Newberries still a Martian mystery: Opportunity used its microscopic imager (MI) last September to take the pictures that went into this up-close mosaic, which may be one of the most important pictures on the MER mission, according to Principal Investigator Steve Squyres. The photograph combines four images and the view covers an area about 6 centimeters (2.4 inches) across, at the Kirkwood outcrop in the Cape York segment of the western rim of Endeavour Crater. Image credit: NASA / JPL-Caltech / processed by Stuart Atkinson

The MER science team members have their work cut out for them.
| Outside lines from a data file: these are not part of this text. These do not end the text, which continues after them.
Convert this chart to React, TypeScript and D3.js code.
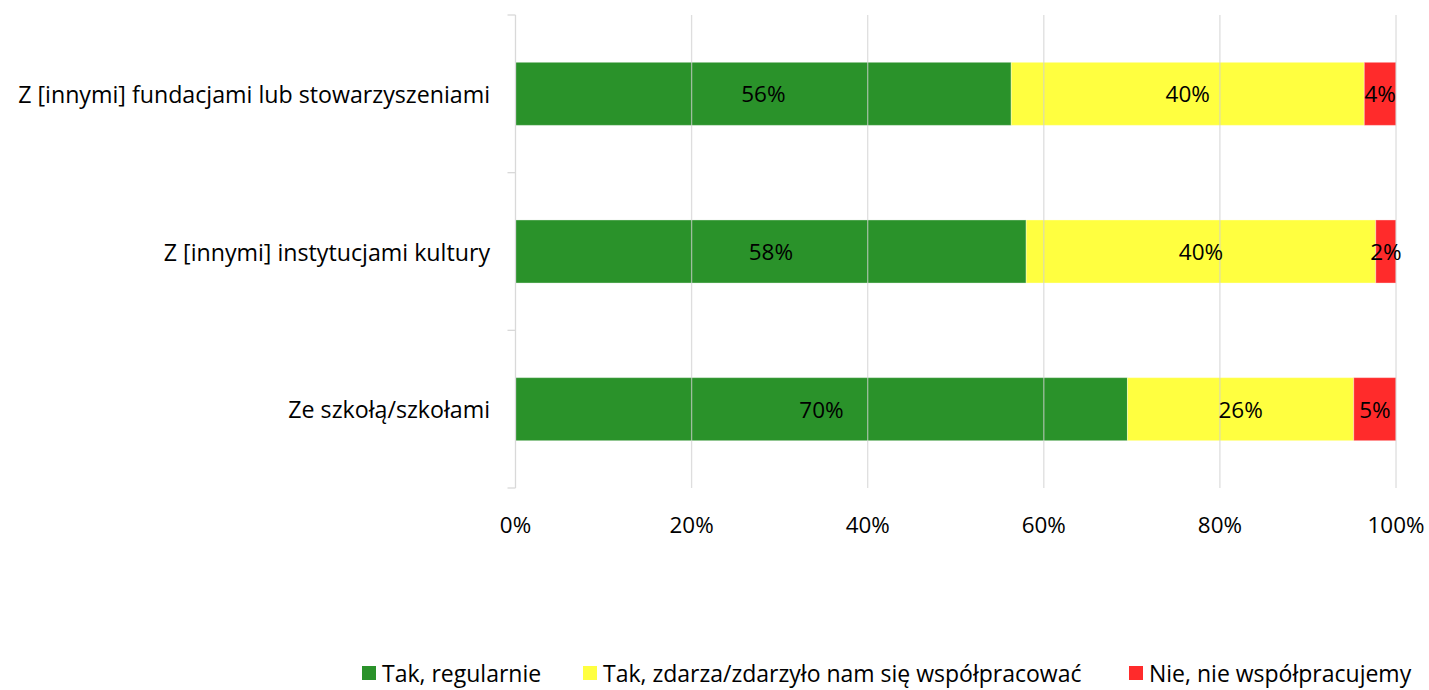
import React from 'react';
import { scaleLinear, scaleBand } from 'd3';

// categories top to bottom
const categories = [
  'Z [innymi] fundacjami lub stowarzyszeniami',
  'Z [innymi] instytucjami kultury',
  'Ze szkołą/szkołami',
];
const seriesNames = [
  'Tak, regularnie',
  'Tak, zdarza/zdarzyło nam się współpracować',
  'Nie, nie współpracujemy',
];
const regularly = [56.3, 58.0, 69.5];
const sometimes = [40.1, 39.7, 25.7];
const never = [3.6, 2.3, 4.8];
const xTicks = [0, 20, 40, 60, 80, 100];
const colors = ['#2a922a', '#ffff40', '#ff2b2b'];

const W = 1429;
const H = 690;
const font = '"Open Sans", Lato, sans-serif';

const App = () => {
  const x = scaleLinear().domain([0, 100]).range([515.5, 1396]);
  const y = scaleBand().domain(categories).range([15, 488]).paddingInner(0.6).paddingOuter(0.3);
  const step = y.step();
  const bandTops = categories.map((_, i) => 15 + i * step);
  const series = [regularly, sometimes, never];

  const legendX = [362, 583, 1129];

  return (
    <svg width={W} height={H} style={{ position: 'absolute', left: 0, top: 0, background: '#fff' }}>
      {/* bars */}
      {categories.map((c, ci) => {
        let acc = 0;
        return (
          <g key={c}>
            {series.map((s, si) => {
              const x0 = x(acc);
              acc += s[ci];
              const x1 = x(acc);
              return (
                <rect
                  key={si}
                  x={x0}
                  y={y(c)}
                  width={x1 - x0}
                  height={y.bandwidth()}
                  fill={colors[si]}
                  stroke="#ffffff"
                  strokeOpacity={0.35}
                  strokeWidth={1}
                />
              );
            })}
          </g>
        );
      })}
      {/* gridlines drawn over bars, faint */}
      {xTicks.slice(1).map(t => (
        <line key={t} x1={x(t)} x2={x(t)} y1={15} y2={488} stroke="#d0d0d0" strokeOpacity={0.7} strokeWidth={1.3} />
      ))}
      {/* left axis */}
      <line x1={x(0)} x2={x(0)} y1={15} y2={488} stroke="#d9d9d9" strokeWidth={1.3} />
      {[...bandTops, 488].map((t, i) => (
        <line key={i} x1={x(0) - 8} x2={x(0)} y1={t} y2={t} stroke="#d9d9d9" strokeWidth={1.3} />
      ))}
      {/* data labels */}
      {categories.map((c, ci) => {
        let acc = 0;
        return series.map((s, si) => {
          const mid = acc + s[ci] / 2;
          acc += s[ci];
          return (
            <text
              key={c + si}
              x={x(mid)}
              y={(y(c) as number) + y.bandwidth() / 2}
              textAnchor="middle"
              dominantBaseline="central"
              fontFamily={font}
              fontSize={22.5}
              fill="#000"
            >
              {Math.round(s[ci])}%
            </text>
          );
        });
      })}
      {/* category labels */}
      {categories.map(c => (
        <text
          key={c}
          x={490}
          y={(y(c) as number) + y.bandwidth() / 2}
          textAnchor="end"
          dominantBaseline="central"
          fontFamily={font}
          fontSize={23.2}
          fill="#000"
        >
          {c}
        </text>
      ))}
      {/* x tick labels */}
      {xTicks.map(t => (
        <text key={t} x={x(t)} y={524} textAnchor="middle" dominantBaseline="central" fontFamily={font} fontSize={22.4} fill="#000">
          {t}%
        </text>
      ))}
      {/* legend */}
      {seriesNames.map((n, i) => (
        <g key={n} transform={`translate(${legendX[i]},673)`}>
          <rect x={0} y={-7} width={14} height={14} fill={colors[i]} />
          <text x={20} y={0} dominantBaseline="central" fontFamily={font} fontSize={23} fill="#000">
            {n}
          </text>
        </g>
      ))}
    </svg>
  );
};

export default App;
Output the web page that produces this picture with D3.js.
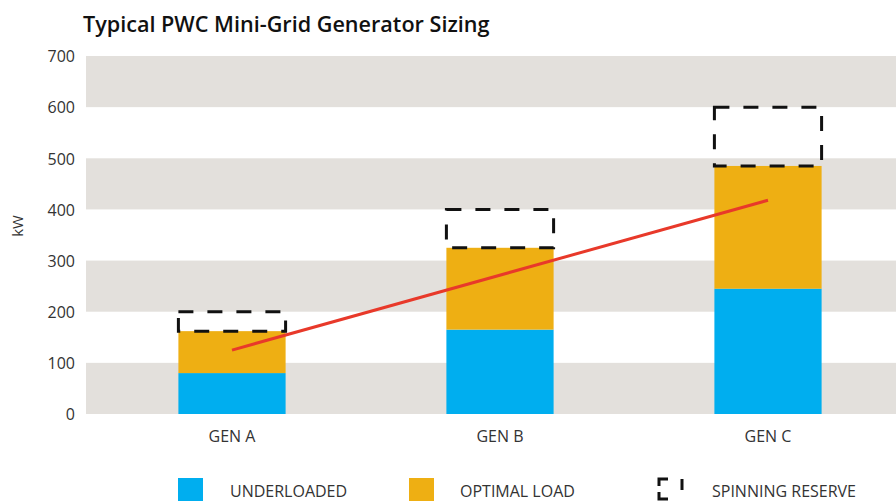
<!DOCTYPE html>
<html>
<head>
<meta charset="utf-8">
<script src="https://cdnjs.cloudflare.com/ajax/libs/d3/7.8.5/d3.min.js"></script>
<style>
body{margin:0;background:#fff;}
</style>
</head>
<body>
<div id="chart"></div>
<script>
var svg_width=896
	svg_height=501;

// data
var gens=["GEN A","GEN B","GEN C"];
var underloaded=[80,165,245];
var optimal_load=[82,160,240];
var spinning_top=[200,400,600];
var trend=[125,272,418];
var y_ticks=[0,100,200,300,400,500,600,700];
var bands=[[0,100],[200,300],[400,500],[600,700]];

var blue="#00aeef"
	orange="#eeaf13"
	band_grey="#e3e0dc"
	red="#e8392a"
	txt="#333";

var font="'Open Sans', 'Noto Sans', sans-serif";

var svg=d3.select("#chart").append("svg")
		.attr("width",svg_width)
		.attr("height",svg_height);

var y=d3.scaleLinear().domain([0,700]).range([414,56]);
var x=d3.scaleBand().domain(gens).range([98,902]).paddingInner(0.6).paddingOuter(0.3);

// grey bands
svg.append("g").selectAll("rect")
	.data(bands)
	.enter().append("rect")
		.attr("x",86)
		.attr("width",svg_width-86)
		.attr("y",function(d){return y(d[1]);})
		.attr("height",function(d){return y(d[0])-y(d[1]);})
		.attr("fill",band_grey);

// title
svg.append("text")
	.attr("x",83)
	.attr("y",32)
	.attr("font-size","21.6px")
	.attr("font-weight","600")
	.attr("font-family",font)
	.attr("fill","#111")
	.text("Typical PWC Mini-Grid Generator Sizing");

// y axis labels
svg.append("g").selectAll("text")
	.data(y_ticks)
	.enter().append("text")
		.attr("x",75)
		.attr("y",function(d){return y(d)+2;})
		.attr("text-anchor","end")
		.attr("dominant-baseline","middle")
		.attr("font-size","16px")
		.attr("font-family",font)
		.attr("fill",txt)
		.text(function(d){return d;});

svg.append("text")
	.attr("transform","translate(23,226) rotate(-90)")
	.attr("text-anchor","middle")
	.attr("font-size","15px")
	.attr("font-family",font)
	.attr("fill",txt)
	.text("kW");

// bars
var bars=svg.append("g");
bars.selectAll(".under")
	.data(gens)
	.enter().append("rect")
		.attr("class","under")
		.attr("x",function(d){return x(d);})
		.attr("width",x.bandwidth())
		.attr("y",function(d,i){return y(underloaded[i]);})
		.attr("height",function(d,i){return y(0)-y(underloaded[i]);})
		.attr("fill",blue);

bars.selectAll(".opt")
	.data(gens)
	.enter().append("rect")
		.attr("class","opt")
		.attr("x",function(d){return x(d);})
		.attr("width",x.bandwidth())
		.attr("y",function(d,i){return y(underloaded[i]+optimal_load[i]);})
		.attr("height",function(d,i){return y(underloaded[i])-y(underloaded[i]+optimal_load[i]);})
		.attr("fill",orange);

// spinning reserve dashed boxes
bars.selectAll(".spin")
	.data(gens)
	.enter().append("rect")
		.attr("class","spin")
		.attr("x",function(d){return x(d);})
		.attr("width",x.bandwidth())
		.attr("y",function(d,i){return y(spinning_top[i]);})
		.attr("height",function(d,i){return y(underloaded[i]+optimal_load[i])-y(spinning_top[i]);})
		.attr("fill","none")
		.attr("stroke","#111")
		.attr("stroke-width",3)
		.attr("stroke-dasharray","15,14");

// trend line (first to last generator)
var line=d3.line()
	.x(function(d){return x(d.g)+x.bandwidth()/2;})
	.y(function(d){return y(d.v);});

var trend_pts=[{g:gens[0],v:trend[0]},{g:gens[gens.length-1],v:trend[trend.length-1]}];
svg.append("path")
	.datum(trend_pts)
	.attr("d",line)
	.attr("fill","none")
	.attr("stroke",red)
	.attr("stroke-width",3);

// x labels
svg.append("g").selectAll("text")
	.data(gens)
	.enter().append("text")
		.attr("x",function(d){return x(d)+x.bandwidth()/2;})
		.attr("y",442)
		.attr("text-anchor","middle")
		.attr("font-size","16px")
		.attr("font-family",font)
		.attr("fill",txt)
		.text(function(d){return d;});

// legend
var legend=svg.append("g");
legend.append("rect")
	.attr("x",178).attr("y",478).attr("width",25).attr("height",24)
	.attr("fill",blue);
legend.append("text")
	.attr("x",230).attr("y",497)
	.attr("font-size","16px").attr("font-family",font).attr("fill",txt)
	.text("UNDERLOADED");
legend.append("rect")
	.attr("x",409).attr("y",478).attr("width",25).attr("height",24)
	.attr("fill",orange);
legend.append("text")
	.attr("x",460).attr("y",497)
	.attr("font-size","16px").attr("font-family",font).attr("fill",txt)
	.text("OPTIMAL LOAD");
legend.append("path")
	.attr("d","M659,486 L659,479 L668,479 M659,492 L659,499 L668,499 M682,479 L682,490")
	.attr("fill","none")
	.attr("stroke","#111")
	.attr("stroke-width",3);
legend.append("text")
	.attr("x",712).attr("y",497)
	.attr("font-size","16px").attr("font-family",font).attr("fill",txt)
	.text("SPINNING RESERVE");
</script>
</body>
</html>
In addition, to finding the contact between the Shoemaker Formation breccia rocks and the oldest-to-date Whitewater Lake unit, the scientists are still looking to analyze the tiny veins in the Whitewater Lake rocks, as well as the larger veins like the gypsum-rich Homestake that the rover found cutting through the bedrock in the apron around Cape York back in December 2011. And, among various other things, they still have to figure out what the newberries are. “We have multiple hypotheses about the newberries, but haven’t proven or disproved any of them yet, because we haven’t gone back to look at them again” said Squyres.

While Curiosity is still working to get her scientific “legs,” Opportunity is cruising now toward her 9th anniversary of roving Mars, coming up January 24th. Producing more than half her full capability of solar power under typically hazy Martian spring skies, the MER is still proudly displaying its mettle.

“It’s wonderful,” said, John Callas, MER project manager at the Jet Propulsion Laboratory (JPL), home to the American Mars rovers. “I ran out of superlatives for Opportunity a long time ago.”